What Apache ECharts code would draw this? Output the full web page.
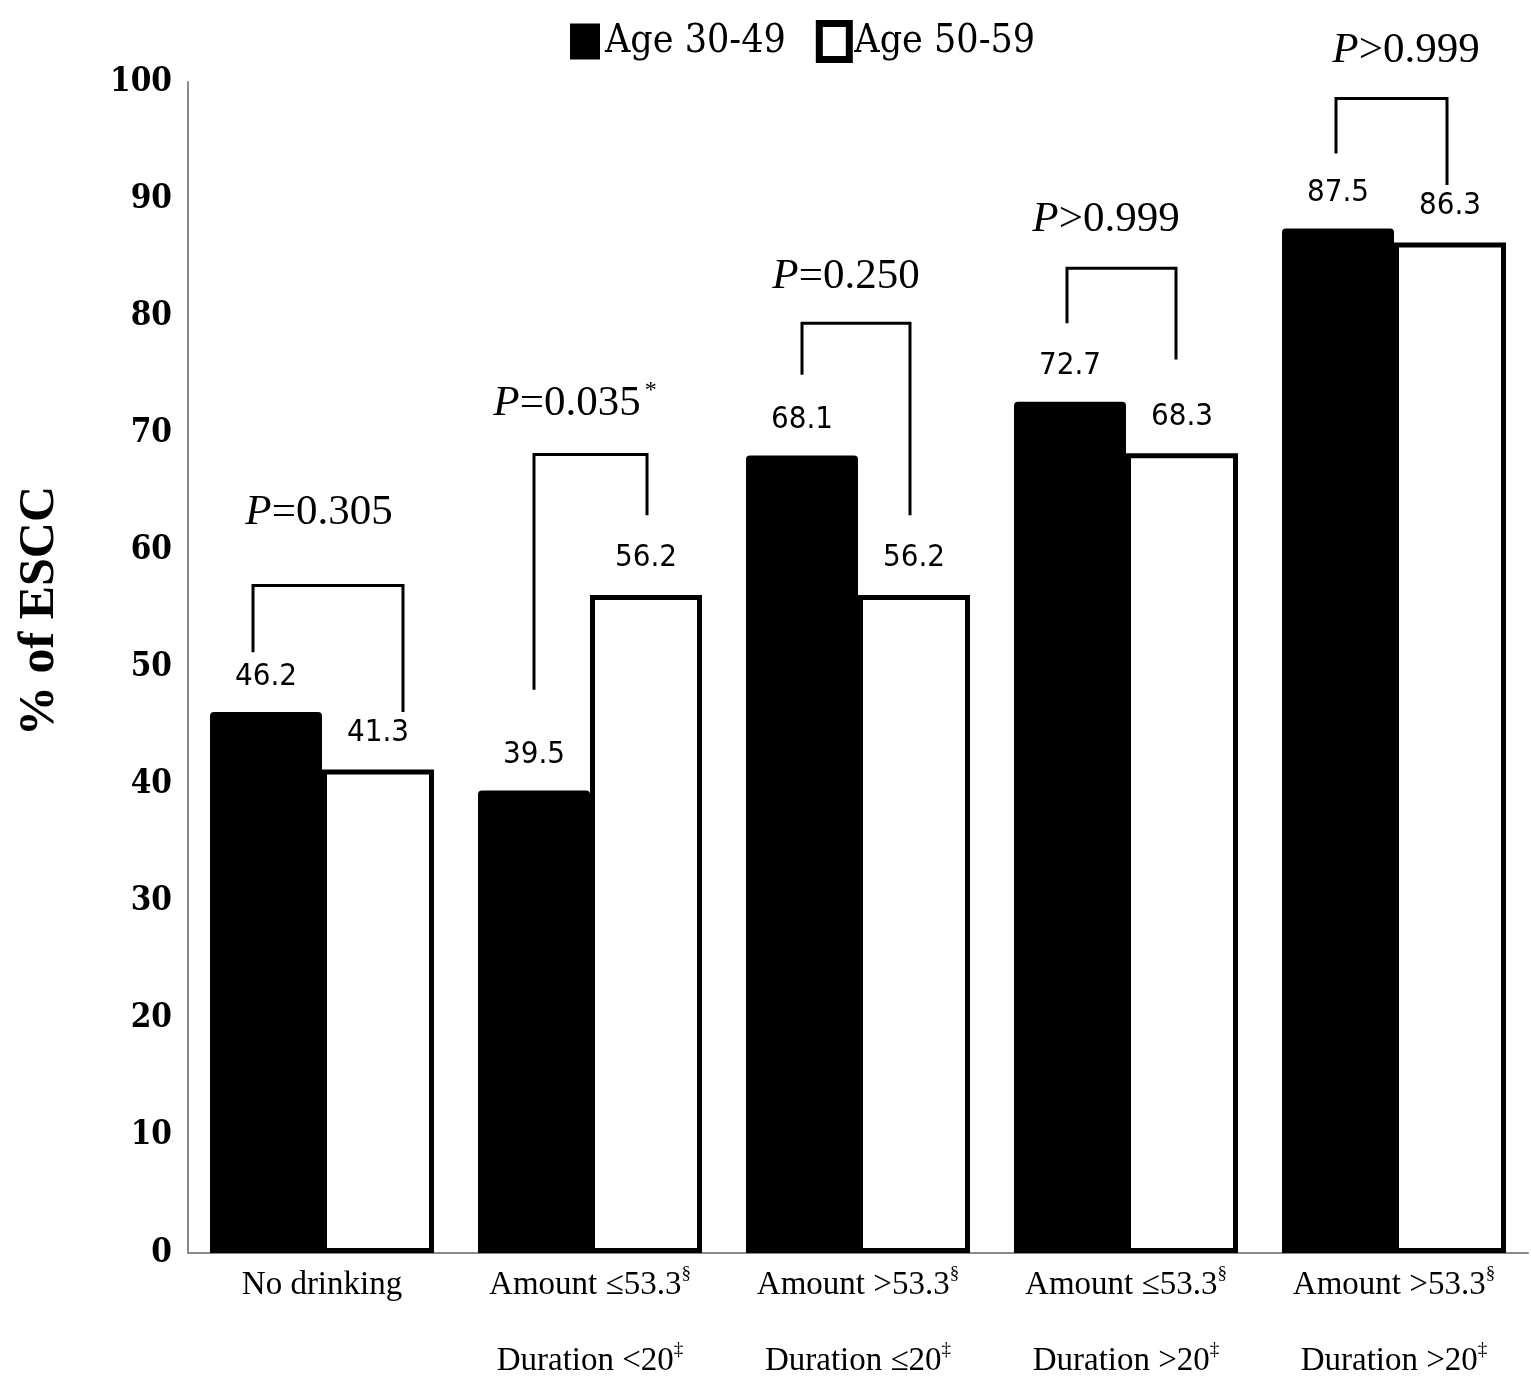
<!DOCTYPE html>
<html><head><meta charset="utf-8">
<script src="https://cdn.jsdelivr.net/npm/echarts@6/dist/echarts.min.js"></script>
<style>html,body{margin:0;padding:0;background:#fff}#c{width:1531px;height:1390px}</style>
</head><body><div id="c"></div>
<script>
// ---- data ----
var catLine1 = ['No drinking', 'Amount \u226453.3', 'Amount >53.3', 'Amount \u226453.3', 'Amount >53.3'];
var catLine2 = ['', 'Duration <20', 'Duration \u226420', 'Duration >20', 'Duration >20'];
var seriesNames = ['Age 30-49', 'Age 50-59'];
var age3049 = [46.2, 39.5, 68.1, 72.7, 87.5];
var age5059 = [41.3, 56.2, 56.2, 68.3, 86.3];
var pRelation = ['=', '=', '=', '>', '>'];
var pValues = ['0.305', '0.035', '0.250', '0.999', '0.999'];
var pSignificant = [false, true, false, false, false];
var bracketTop = [57.0, 68.2, 79.4, 84.1, 98.6];
var bracketLeftEnd = [51.3, 48.1, 75.0, 79.4, 93.9];
var bracketRightEnd = [46.2, 63.0, 63.0, 76.3, 91.2];
var pLabelLevel = [63.2, 72.5, 83.4, 88.2, 102.7];
var yTicks = [0, 10, 20, 30, 40, 50, 60, 70, 80, 90, 100];
var yAxisTitle = '% of ESCC';

// ---- style-only offsets (pixels) ----
var pTextDx = [-3, -15, -12, -20, 12];
var legLeftDx = [-13, 0, 0, -3, -2];
var legRightDx = [25, 1, -4, -6, -3];

var BAR_W = 112;

var annotationData = age3049.map(function (v, i) {
  return [i, bracketTop[i], bracketLeftEnd[i], bracketRightEnd[i], pLabelLevel[i]];
});

var chart = echarts.init(document.getElementById('c'));
var serif = '"Liberation Serif", "Times New Roman", serif';
var valFont = '"DejaVu Sans Condensed", "Liberation Sans Narrow", sans-serif';

chart.setOption({
  animation: false,
  backgroundColor: '#fff',
  legend: {
    top: 15, left: 565,
    itemWidth: 30, itemHeight: 36, itemGap: 30,
    textStyle: { fontFamily: '"DejaVu Serif Condensed", "DejaVu Serif", serif', fontSize: 39, color: '#000' },
    data: [
      { name: seriesNames[0], icon: 'rect', itemStyle: { color: '#000', borderWidth: 0 } },
      { name: seriesNames[1], icon: 'rect', itemStyle: { color: '#fff', borderColor: '#000', borderWidth: 7 } }
    ]
  },
  graphic: [{
    type: 'text', x: 40, y: 611, rotation: Math.PI / 2,
    style: { text: yAxisTitle, fontFamily: serif, fontWeight: 'bold', fontSize: 50, fill: '#000', align: 'center', verticalAlign: 'middle' }
  }],
  grid: { left: 188, right: 3, top: 82, bottom: 137 },
  xAxis: {
    type: 'category',
    data: catLine1,
    axisLine: { lineStyle: { color: '#8a8a8a', width: 2 } },
    axisTick: { show: false },
    axisLabel: {
      margin: 12,
      interval: 0,
      formatter: function (v, i) {
        var s = '{a|' + catLine1[i] + '}';
        if (i > 0) s += '{sa|\u00a7}';
        if (catLine2[i]) s += '\n{b|' + catLine2[i] + '}{sb|\u2021}';
        return s;
      },
      rich: {
        a: { fontFamily: serif, fontSize: 33, color: '#000', lineHeight: 40 },
        sa: { fontFamily: serif, fontSize: 19, color: '#000', lineHeight: 40, padding: [0, 0, 22, 0] },
        b: { fontFamily: serif, fontSize: 33, color: '#000', lineHeight: 112 },
        sb: { fontFamily: serif, fontSize: 19, color: '#000', lineHeight: 112, padding: [0, 0, 22, 0] }
      }
    }
  },
  yAxis: {
    type: 'value', min: yTicks[0], max: yTicks[yTicks.length - 1], interval: yTicks[1] - yTicks[0],
    axisLine: { show: true, lineStyle: { color: '#8a8a8a', width: 2 } },
    axisTick: { show: false },
    splitLine: { show: false },
    axisLabel: { margin: 16, fontFamily: '"DejaVu Serif Condensed", "DejaVu Serif", serif', fontWeight: 'bold', fontSize: 33, color: '#000' }
  },
  series: [
    {
      name: seriesNames[0], type: 'bar', data: age3049, barWidth: BAR_W, barGap: '0%',
      itemStyle: { color: '#000', borderRadius: [4, 4, 0, 0] },
      label: { show: true, position: 'top', distance: 20, fontFamily: valFont, fontSize: 31, color: '#000' }
    },
    {
      name: seriesNames[1], type: 'bar', data: age5059, barWidth: BAR_W, barGap: '0%',
      itemStyle: { color: '#fff', borderColor: '#000', borderWidth: 5 },
      label: { show: true, position: 'top', distance: 21, fontFamily: valFont, fontSize: 31, color: '#000' }
    },
    {
      type: 'custom', z: 10, clip: false, silent: true,
      data: annotationData,
      encode: { x: 0, y: 1 },
      renderItem: function (params, api) {
        var i = api.value(0);
        var c = api.coord([i, api.value(1)]);
        var half = BAR_W / 2;
        var xl = c[0] - half + legLeftDx[i];
        var xr = c[0] + half + legRightDx[i];
        var yTop = c[1];
        var yL = api.coord([i, api.value(2)])[1];
        var yR = api.coord([i, api.value(3)])[1];
        var tc = api.coord([i, api.value(4)]);
        var txt = '{i|P}{n|' + pRelation[i] + pValues[i] + '}' + (pSignificant[i] ? '{s|*}' : '');
        return {
          type: 'group',
          children: [
            { type: 'polyline', shape: { points: [[xl, yL], [xl, yTop], [xr, yTop], [xr, yR]] },
              style: { stroke: '#000', lineWidth: 3, fill: null } },
            { type: 'text', x: tc[0] + pTextDx[i], y: tc[1],
              style: {
                text: txt, align: 'center', verticalAlign: 'middle',
                rich: {
                  i: { fontFamily: serif, fontStyle: 'italic', fontSize: 43, fill: '#000' },
                  n: { fontFamily: serif, fontSize: 43, fill: '#000' },
                  s: { fontFamily: serif, fontSize: 24, fill: '#000', padding: [0, 0, 26, 4] }
                }
              } }
          ]
        };
      }
    }
  ]
});
</script></body></html>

» **EXERCISE DIRECTIONS**
Write out the listing above exactly as it stands, pictures excluded.

» **COMPLETE OUTPUT**
What Apache ECharts code would draw this? Output the full web page.
<!DOCTYPE html>
<html><head><meta charset="utf-8">
<script src="https://cdn.jsdelivr.net/npm/echarts@6/dist/echarts.min.js"></script>
<style>html,body{margin:0;padding:0;background:#fff}#c{width:1531px;height:1390px}</style>
</head><body><div id="c"></div>
<script>
// ---- data ----
var catLine1 = ['No drinking', 'Amount \u226453.3', 'Amount >53.3', 'Amount \u226453.3', 'Amount >53.3'];
var catLine2 = ['', 'Duration <20', 'Duration \u226420', 'Duration >20', 'Duration >20'];
var seriesNames = ['Age 30-49', 'Age 50-59'];
var age3049 = [46.2, 39.5, 68.1, 72.7, 87.5];
var age5059 = [41.3, 56.2, 56.2, 68.3, 86.3];
var pRelation = ['=', '=', '=', '>', '>'];
var pValues = ['0.305', '0.035', '0.250', '0.999', '0.999'];
var pSignificant = [false, true, false, false, false];
var bracketTop = [57.0, 68.2, 79.4, 84.1, 98.6];
var bracketLeftEnd = [51.3, 48.1, 75.0, 79.4, 93.9];
var bracketRightEnd = [46.2, 63.0, 63.0, 76.3, 91.2];
var pLabelLevel = [63.2, 72.5, 83.4, 88.2, 102.7];
var yTicks = [0, 10, 20, 30, 40, 50, 60, 70, 80, 90, 100];
var yAxisTitle = '% of ESCC';

// ---- style-only offsets (pixels) ----
var pTextDx = [-3, -15, -12, -20, 12];
var legLeftDx = [-13, 0, 0, -3, -2];
var legRightDx = [25, 1, -4, -6, -3];

var BAR_W = 112;

var annotationData = age3049.map(function (v, i) {
  return [i, bracketTop[i], bracketLeftEnd[i], bracketRightEnd[i], pLabelLevel[i]];
});

var chart = echarts.init(document.getElementById('c'));
var serif = '"Liberation Serif", "Times New Roman", serif';
var valFont = '"DejaVu Sans Condensed", "Liberation Sans Narrow", sans-serif';

chart.setOption({
  animation: false,
  backgroundColor: '#fff',
  legend: {
    top: 15, left: 565,
    itemWidth: 30, itemHeight: 36, itemGap: 30,
    textStyle: { fontFamily: '"DejaVu Serif Condensed", "DejaVu Serif", serif', fontSize: 39, color: '#000' },
    data: [
      { name: seriesNames[0], icon: 'rect', itemStyle: { color: '#000', borderWidth: 0 } },
      { name: seriesNames[1], icon: 'rect', itemStyle: { color: '#fff', borderColor: '#000', borderWidth: 7 } }
    ]
  },
  graphic: [{
    type: 'text', x: 40, y: 611, rotation: Math.PI / 2,
    style: { text: yAxisTitle, fontFamily: serif, fontWeight: 'bold', fontSize: 50, fill: '#000', align: 'center', verticalAlign: 'middle' }
  }],
  grid: { left: 188, right: 3, top: 82, bottom: 137 },
  xAxis: {
    type: 'category',
    data: catLine1,
    axisLine: { lineStyle: { color: '#8a8a8a', width: 2 } },
    axisTick: { show: false },
    axisLabel: {
      margin: 12,
      interval: 0,
      formatter: function (v, i) {
        var s = '{a|' + catLine1[i] + '}';
        if (i > 0) s += '{sa|\u00a7}';
        if (catLine2[i]) s += '\n{b|' + catLine2[i] + '}{sb|\u2021}';
        return s;
      },
      rich: {
        a: { fontFamily: serif, fontSize: 33, color: '#000', lineHeight: 40 },
        sa: { fontFamily: serif, fontSize: 19, color: '#000', lineHeight: 40, padding: [0, 0, 22, 0] },
        b: { fontFamily: serif, fontSize: 33, color: '#000', lineHeight: 112 },
        sb: { fontFamily: serif, fontSize: 19, color: '#000', lineHeight: 112, padding: [0, 0, 22, 0] }
      }
    }
  },
  yAxis: {
    type: 'value', min: yTicks[0], max: yTicks[yTicks.length - 1], interval: yTicks[1] - yTicks[0],
    axisLine: { show: true, lineStyle: { color: '#8a8a8a', width: 2 } },
    axisTick: { show: false },
    splitLine: { show: false },
    axisLabel: { margin: 16, fontFamily: '"DejaVu Serif Condensed", "DejaVu Serif", serif', fontWeight: 'bold', fontSize: 33, color: '#000' }
  },
  series: [
    {
      name: seriesNames[0], type: 'bar', data: age3049, barWidth: BAR_W, barGap: '0%',
      itemStyle: { color: '#000', borderRadius: [4, 4, 0, 0] },
      label: { show: true, position: 'top', distance: 20, fontFamily: valFont, fontSize: 31, color: '#000' }
    },
    {
      name: seriesNames[1], type: 'bar', data: age5059, barWidth: BAR_W, barGap: '0%',
      itemStyle: { color: '#fff', borderColor: '#000', borderWidth: 5 },
      label: { show: true, position: 'top', distance: 21, fontFamily: valFont, fontSize: 31, color: '#000' }
    },
    {
      type: 'custom', z: 10, clip: false, silent: true,
      data: annotationData,
      encode: { x: 0, y: 1 },
      renderItem: function (params, api) {
        var i = api.value(0);
        var c = api.coord([i, api.value(1)]);
        var half = BAR_W / 2;
        var xl = c[0] - half + legLeftDx[i];
        var xr = c[0] + half + legRightDx[i];
        var yTop = c[1];
        var yL = api.coord([i, api.value(2)])[1];
        var yR = api.coord([i, api.value(3)])[1];
        var tc = api.coord([i, api.value(4)]);
        var txt = '{i|P}{n|' + pRelation[i] + pValues[i] + '}' + (pSignificant[i] ? '{s|*}' : '');
        return {
          type: 'group',
          children: [
            { type: 'polyline', shape: { points: [[xl, yL], [xl, yTop], [xr, yTop], [xr, yR]] },
              style: { stroke: '#000', lineWidth: 3, fill: null } },
            { type: 'text', x: tc[0] + pTextDx[i], y: tc[1],
              style: {
                text: txt, align: 'center', verticalAlign: 'middle',
                rich: {
                  i: { fontFamily: serif, fontStyle: 'italic', fontSize: 43, fill: '#000' },
                  n: { fontFamily: serif, fontSize: 43, fill: '#000' },
                  s: { fontFamily: serif, fontSize: 24, fill: '#000', padding: [0, 0, 26, 4] }
                }
              } }
          ]
        };
      }
    }
  ]
});
</script></body></html>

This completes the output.